Now don't get me wrong here. I'm NOT telling anyone to stop the chemo & go to ANY natural doctor. First of all they are all different and second... I had a back up plan. I would NEVER want to be responsible for anyone not receiving the medical care that they needed. However, during chemo and going through cancer... we all have down times. During this "down time" it wouldn't hurt to be on a vitamin regimen. When you go back to your doctor to do your follow-up tests and receive miraculous news, it is SO worth it. (If anyone wants the number to the doctor that I visited, just email me and I will be happy to hand it out).
The last month has encouraged me more than ever to Embrace the Moments with those that I love. I have become a better mother, sister, wife, and friend. This precious time has taught me to stop waiting until tomorrow to change things that need to be addressed today. I do believe that prayer will always lead to the answer.
I also want to say thank you Frank for letting me take some time from our project. There will be a full court press on compiling your book... um right after this post.
Monday, February 2, 2009
As many of you know I have been on an Embracing the Moments kick since I saw the 99 Balloons video. So I thought what better way to honor that than to start a "linky" so that we can all share our "Embracing the Moments" stories. Click on the Embrace the Moment picture above then you should be able to grab it from photobucket. (I did have to resize the photo once I put it in my post. I am working on fixing that).
Unfortunately today I was COMPLETELY distracted by my facebook account today, so today's blog isn't going to be all that I had hoped it would be. However on the bright side, I was definitely embracing the moments reconnecting with old friends. Corey finally opened a facebook account (a HUGE milestone) and I innocently logged into facebook to suggest people that he may know. Then soon I found myself going down memory lane looking at old (and new) friends photos and then picking up the phone.

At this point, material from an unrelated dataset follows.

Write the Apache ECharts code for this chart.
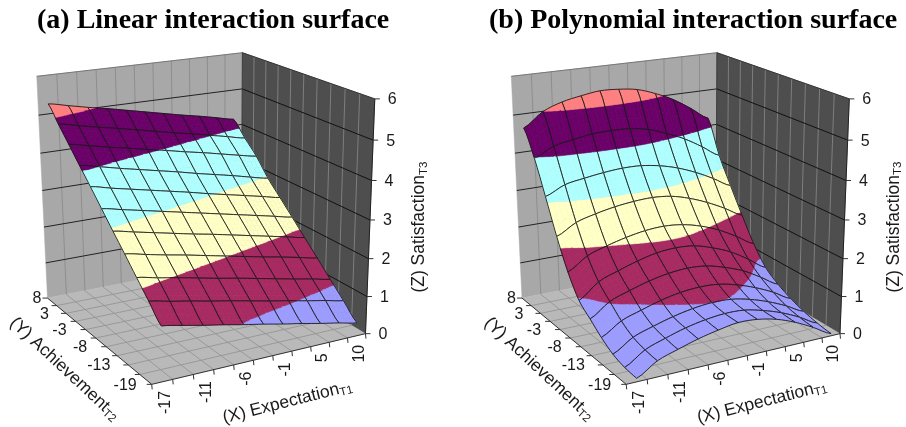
<!DOCTYPE html>
<html><head><meta charset="utf-8">
<style>html,body{margin:0;padding:0;background:#fff}#c{width:906px;height:427px}</style>
<script src="https://cdn.jsdelivr.net/npm/echarts@6/dist/echarts.min.js"></script>
</head><body><div id="c"></div>
<script>
const xLabels = ['-17','-11','-6','-1','5','10'];
const yLabels = ['8','3','-3','-8','-13','-19'];
const zLabels = ['0','1','2','3','4','5','6'];
const titleA = '(a) Linear interaction surface';
const titleB = '(b) Polynomial interaction surface';
// rows: Achievement from 8 to -19; columns: Expectation from -17 to 10
const linearZ = [
[5.26,5.15,5.04,4.94,4.83,4.72,4.61,4.50,4.40,4.29,4.18],
[4.87,4.76,4.65,4.55,4.44,4.33,4.22,4.12,4.01,3.90,3.79],
[4.49,4.38,4.27,4.17,4.06,3.96,3.85,3.75,3.64,3.53,3.43],
[4.10,3.99,3.87,3.76,3.65,3.54,3.42,3.31,3.20,3.08,2.97],
[3.72,3.60,3.49,3.38,3.27,3.16,3.04,2.93,2.82,2.71,2.60],
[3.33,3.22,3.11,3.00,2.89,2.78,2.67,2.56,2.45,2.34,2.23],
[2.94,2.83,2.72,2.61,2.50,2.40,2.29,2.18,2.07,1.96,1.85],
[2.56,2.45,2.34,2.24,2.13,2.02,1.91,1.80,1.70,1.59,1.48],
[2.17,2.06,1.96,1.85,1.74,1.64,1.53,1.42,1.31,1.21,1.10],
[1.79,1.68,1.58,1.47,1.37,1.26,1.15,1.05,0.94,0.84,0.73],
[1.40,1.30,1.19,1.09,0.98,0.88,0.77,0.67,0.56,0.46,0.35]];
const polynomialZ = [
[4.63,4.99,5.18,5.28,5.35,5.33,5.26,5.09,4.86,4.55,4.21],
[3.98,4.22,4.32,4.40,4.42,4.40,4.31,4.13,3.91,3.62,3.30],
[3.13,3.36,3.45,3.52,3.56,3.55,3.47,3.33,3.13,2.88,2.60],
[2.25,2.53,2.67,2.77,2.83,2.85,2.80,2.66,2.46,2.21,1.93],
[1.50,1.83,2.00,2.13,2.22,2.25,2.20,2.07,1.87,1.60,1.30],
[0.95,1.34,1.53,1.69,1.81,1.85,1.81,1.66,1.45,1.15,0.82],
[0.68,1.03,1.21,1.36,1.46,1.50,1.46,1.32,1.13,0.85,0.55],
[0.42,0.74,0.91,1.06,1.16,1.20,1.17,1.05,0.87,0.64,0.36],
[0.22,0.54,0.71,0.85,0.95,1.00,0.98,0.87,0.70,0.48,0.22],
[0.12,0.45,0.63,0.78,0.88,0.93,0.91,0.79,0.62,0.39,0.12],
[0.09,0.41,0.58,0.73,0.84,0.92,0.89,0.78,0.59,0.34,0.06]];

const bandColors = ['#9c9cff','#a82a62','#ffffc6','#b0ffff','#6a0068','#ff8080'];
const NX = 11, NY = 11, ZMAX = 6, SUB = 4;
const sans = '"Liberation Sans", Arial, sans-serif';
const yGap = [6,17,19,19,18,15];

// Camera of the box: image of box corners (u along X, v along Y, w along Z)
const boxCorners = [
 [0,0,0, 47,296],[0,0,1, 37,77],[1,0,1, 242,52],[1,0,0, 242,262],
 [0,1,0, 152,386],[1,1,0, 365,332],[1,1,1, 375,99]];
function fitCamera(c){
  const S=400, n=11, A=[], b=[];
  c.forEach(([u,v,w,x,y])=>{
    x/=S;y/=S;
    A.push([u,v,w,1,0,0,0,0,-x*u,-x*v,-x*w]);b.push(x);
    A.push([0,0,0,0,u,v,w,1,-y*u,-y*v,-y*w]);b.push(y);
  });
  const M=[];
  for(let r=0;r<n;r++){const row=[];for(let k=0;k<n;k++){let s=0;for(let i=0;i<A.length;i++)s+=A[i][r]*A[i][k];row.push(s);}
    let s=0;for(let i=0;i<A.length;i++)s+=A[i][r]*b[i];row.push(s);M.push(row);}
  for(let i=0;i<n;i++){let p=i;for(let r=i+1;r<n;r++)if(Math.abs(M[r][i])>Math.abs(M[p][i]))p=r;
    [M[i],M[p]]=[M[p],M[i]];
    for(let r=0;r<n;r++){if(r===i)continue;const f=M[r][i]/M[i][i];for(let k=i;k<=n;k++)M[r][k]-=f*M[i][k];}}
  const p=M.map((r,i)=>r[n]/r[i]);
  return (u,v,w)=>{const d=p[8]*u+p[9]*v+p[10]*w+1;
    return [S*(p[0]*u+p[1]*v+p[2]*w+p[3])/d, S*(p[4]*u+p[5]*v+p[6]*w+p[7])/d];};
}
const cam = fitCamera(boxCorners);

function cr(a,b,c,d,t){return 0.5*(2*b+(c-a)*t+(2*a-5*b+4*c-d)*t*t+(3*b-a-3*c+d)*t*t*t);}
function evalZ(Z,s,t){
  const i=Math.min(Math.floor(s),NX-2), j=Math.min(Math.floor(t),NY-2), fs=s-i, ft=t-j;
  const g=(r,q)=>Z[Math.max(0,Math.min(NY-1,r))][Math.max(0,Math.min(NX-1,q))];
  const row=r=>cr(g(r,i-1),g(r,i),g(r,i+1),g(r,i+2),fs);
  return Math.max(0,cr(row(j-1),row(j),row(j+1),row(j+2),ft));
}
function clip(poly,lim,keepAbove){
  const out=[];
  for(let k=0;k<poly.length;k++){
    const a=poly[k],b=poly[(k+1)%poly.length];
    const ia=keepAbove?a[2]>=lim:a[2]<=lim, ib=keepAbove?b[2]>=lim:b[2]<=lim;
    if(ia)out.push(a);
    if(ia!==ib){const f=(lim-a[2])/(b[2]-a[2]);out.push([a[0]+f*(b[0]-a[0]),a[1]+f*(b[1]-a[1]),lim]);}
  }
  return out;
}

function frameItem(dx,api){
  const P=(u,v,z)=>{const q=cam(u,v,z/ZMAX);return api.coord([q[0]+dx,q[1]]);};
  const kids=[];
  const poly=(pts,fill)=>kids.push({type:'polygon',shape:{points:pts},style:{fill,stroke:fill,lineWidth:0.5}});
  const line=(a,b,stroke,w)=>kids.push({type:'line',shape:{x1:a[0],y1:a[1],x2:b[0],y2:b[1]},style:{stroke,lineWidth:w}});
  poly([P(0,0,0),P(1,0,0),P(1,0,6),P(0,0,6)],'#a8a8a8');
  poly([P(1,0,0),P(1,1,0),P(1,1,6),P(1,0,6)],'#4e4e4e');
  poly([P(0,0,0),P(1,0,0),P(1,1,0),P(0,1,0)],'#b9b9b9');
  for(let i=1;i<NX;i++){const u=i/NX;
    line(P(u,0,0),P(u,0,6),'#8e8e8e',1);
    line(P(u,0,0),P(u,1,0),'#909090',0.8);
  }
  for(let j=1;j<NY-1;j++){const v=j/(NY-1);
    line(P(1,v,0),P(1,v,6),'#7e7e7e',1);
    line(P(0,v,0),P(1,v,0),'#909090',0.8);
  }
  for(let z=1;z<ZMAX;z++){
    line(P(0,0,z),P(1,0,z),'#222',1);
    line(P(1,0,z),P(1,1,z),'#111',1);
  }
  line(P(0,0,6),P(1,0,6),'#777',1);
  line(P(1,0,6),P(1,1,6),'#333',1);
  line(P(1,0,0),P(1,0,6),'#333',0.8);
  line(P(0,0,0),P(0,1,0),'#333',1);
  line(P(0,1,0),P(1,1,0),'#333',1);
  line(P(1,1,0),P(1,1,6),'#222',1);
  const txt=(t,x,y,o)=>kids.push(Object.assign({type:'text',x,y,rotation:o.rot||0,
     style:Object.assign({text:t,fill:'#1a1a1a',font:(o.size||16)+'px '+sans,align:o.align||'center',verticalAlign:'middle'},o.rich?{rich:o.rich}:{})}));
  // ticks and labels
  for(let i=0;i<=NX;i++){const u=i/NX,a=P(u,1,0);line(a,[a[0]+0.5,a[1]+5],'#333',1);}
  xLabels.forEach((t,k)=>{const a=P((2*k+0.5)/NX,1,0);txt(t,a[0]+3,a[1]+9,{rot:Math.PI/2,align:'right'});});
  for(let j=0;j<NY;j++){const a=P(0,j/(NY-1),0);line(a,[a[0]-5,a[1]],'#333',1);}
  yLabels.forEach((t,k)=>{const a=P(0,2*k/(NY-1),0);txt(t,a[0]-yGap[k],a[1]+1,{align:'right'});});
  zLabels.forEach((t,k)=>{const a=P(1,1,k);line(a,[a[0]+5,a[1]],'#333',1);txt(t,a[0]+13,a[1]+1,{align:'left'});});
  const sub={s:{fontSize:11.5,fontFamily:'Liberation Sans',fill:'#1a1a1a',verticalAlign:'bottom',padding:[8,0,0,0]}};
  const base=P(0,0,0);
  txt('(Z) Satisfaction{s|T3}',base[0]-47+419,base[1]-296+225,{rot:Math.PI/2,size:17.5,rich:sub});
  txt('(X) Expectation{s|T1}',base[0]-47+287,base[1]-296+400,{rot:0.248,size:17.5,rich:sub});
  txt('(Y) Achievement{s|T2}',base[0]-47+64,base[1]-296+367,{rot:-0.75,size:17.5,rich:sub});
  return {type:'group',children:kids};
}

function cellItem(Z,dx,i,j,api){
  const P=(s,t,z)=>{const q=cam((s+0.5)/NX,t/(NY-1),z/ZMAX);return api.coord([q[0]+dx,q[1]]);};
  const kids=[];
  for(let b=0;b<SUB;b++) for(let a=SUB-1;a>=0;a--){
    const s0=i+a/SUB,s1=i+(a+1)/SUB,t0=j+b/SUB,t1=j+(b+1)/SUB;
    const q=[[s0,t0],[s1,t0],[s1,t1],[s0,t1]].map(p=>[p[0],p[1],evalZ(Z,p[0],p[1])]);
    const lo=Math.min(q[0][2],q[1][2],q[2][2],q[3][2]),hi=Math.max(q[0][2],q[1][2],q[2][2],q[3][2]);
    for(let k=Math.floor(lo);k<=Math.min(Math.floor(hi),bandColors.length-1);k++){
      let pg=clip(clip(q,k,true),k+1,false);
      if(pg.length<3)continue;
      kids.push({type:'polygon',shape:{points:pg.map(p=>P(p[0],p[1],p[2]))},
        style:{fill:bandColors[k],stroke:bandColors[k],lineWidth:0.6}});
    }
  }
  const edge=(fn)=>{const pts=[];for(let n=0;n<=SUB;n++){const c=fn(n/SUB);pts.push(P(c[0],c[1],evalZ(Z,c[0],c[1])));}
    kids.push({type:'polyline',shape:{points:pts},style:{stroke:'#1a1a1a',lineWidth:0.9,fill:null}});};
  edge(f=>[i+f,j]);edge(f=>[i+f,j+1]);edge(f=>[i,j+f]);edge(f=>[i+1,j+f]);
  return {type:'group',children:kids};
}

const panels=[{zs:linearZ,dx:0},{zs:polynomialZ,dx:474.5}];
const series=[];
panels.forEach(p=>{
  series.push({type:'custom',silent:true,clip:false,data:[[0,0]],renderItem:(ps,api)=>frameItem(p.dx,api)});
  const cells=[];
  for(let j=0;j<NY-1;j++)for(let i=NX-2;i>=0;i--)cells.push([i,j,p.zs[j][i]]);
  series.push({type:'custom',silent:true,clip:false,progressive:0,data:cells,
    renderItem:(ps,api)=>cellItem(p.zs,p.dx,api.value(0),api.value(1),api)});
});
const chart=echarts.init(document.getElementById('c'),null,{renderer:'canvas'});
const tStyle={fontFamily:'"Liberation Serif","Times New Roman",serif',fontWeight:'bold',fontSize:28,color:'#000'};
chart.setOption({
  animation:false,backgroundColor:'#fff',
  title:[{text:titleA,left:37,top:7,padding:0,textStyle:tStyle},{text:titleB,left:489,top:7,padding:0,textStyle:tStyle}],
  grid:{left:0,right:0,top:0,bottom:0},
  xAxis:{type:'value',min:0,max:906,show:false},
  yAxis:{type:'value',min:0,max:427,inverse:true,show:false},
  tooltip:{show:false},
  series
});
</script></body></html>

I hate to admit it but I spent the day camped out in memory lane with my kids. After I got off the phone they looked at old photo albums with me and had the opportunity to see me with my friends in school. I will have an update tomorrow about my visit down memory lane. But in the meantime, I would love to hear about the moments that you embrace. This is a pretty broad topic so we will narrow it down a bit. Since this is February, the month of LOVE. Let's Embrace the "Love" Moments that have touched your lives.... this could be anything from family, boyfriend, kids, & pets. Well you get the drift... it could be anything.